- Developers: DROG and University of Cambridge
- Designer: Gusmanson
- Platform: Browser
- Release: February 19, 2018

= Bad News (video game) =

Browser game released in 2018

Bad News is a free browser game in which players take the perspective of a fake news tycoon. It was released on February 19, 2018. The game is classified as a serious game and a newsgame aimed at improving media literacy and social impact. The game was produced by the Dutch media platform "DROG" in collaboration with University of Cambridge scientists. The game has been described by the media as a "fake news vaccine".

==Gameplay==
The purpose of the game is to immunize the public against misinformation by letting players take on the role of a fake news producer. In the game, players earn "badges", each of which correspond to common techniques used in the production of fake news, such as polarization, conspiracy theories, discrediting, trolling, and invoking emotion. The goal is to build your own fake news empire and gain as many followers as possible while maintaining credibility. The game is based on a psychological concept known as inoculation theory, where exposure to weakened doses of common fake news tactics is thought to help confer resistance or psychological immunity against fake news.

==Reception==
The game received the 2020 Brouwers Trust Prize from the Royal Holland Society of Sciences and the Frank Prize in Public Interest Communications from the University of Florida's College of Journalism.

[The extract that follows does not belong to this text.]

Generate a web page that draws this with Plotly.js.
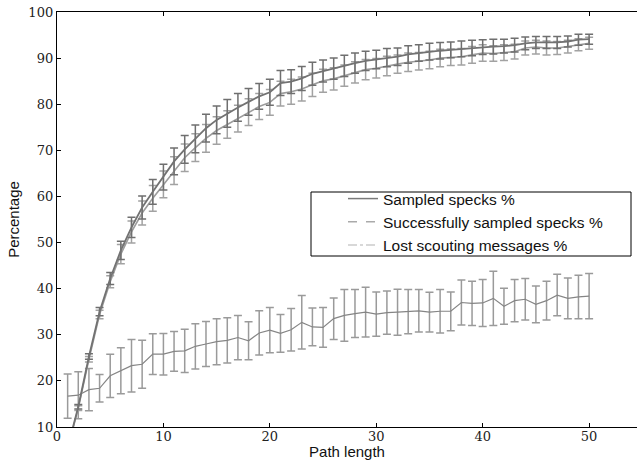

The game was on exhibit in the London Design Museum for Beazley's Designs of the Year and the University of South Australia's Museum of Discovery and has been the subject of scientific research evaluating its impact on fake news discernment and recognition.

==Localization==
In 2020, localised versions of the game were released for Eastern European markets where Russian-backed disinformation is of particular concern. Debunk.org published multiple-language versions of the game in Russian, Lithuanian, Latvian, Estonian and Polish.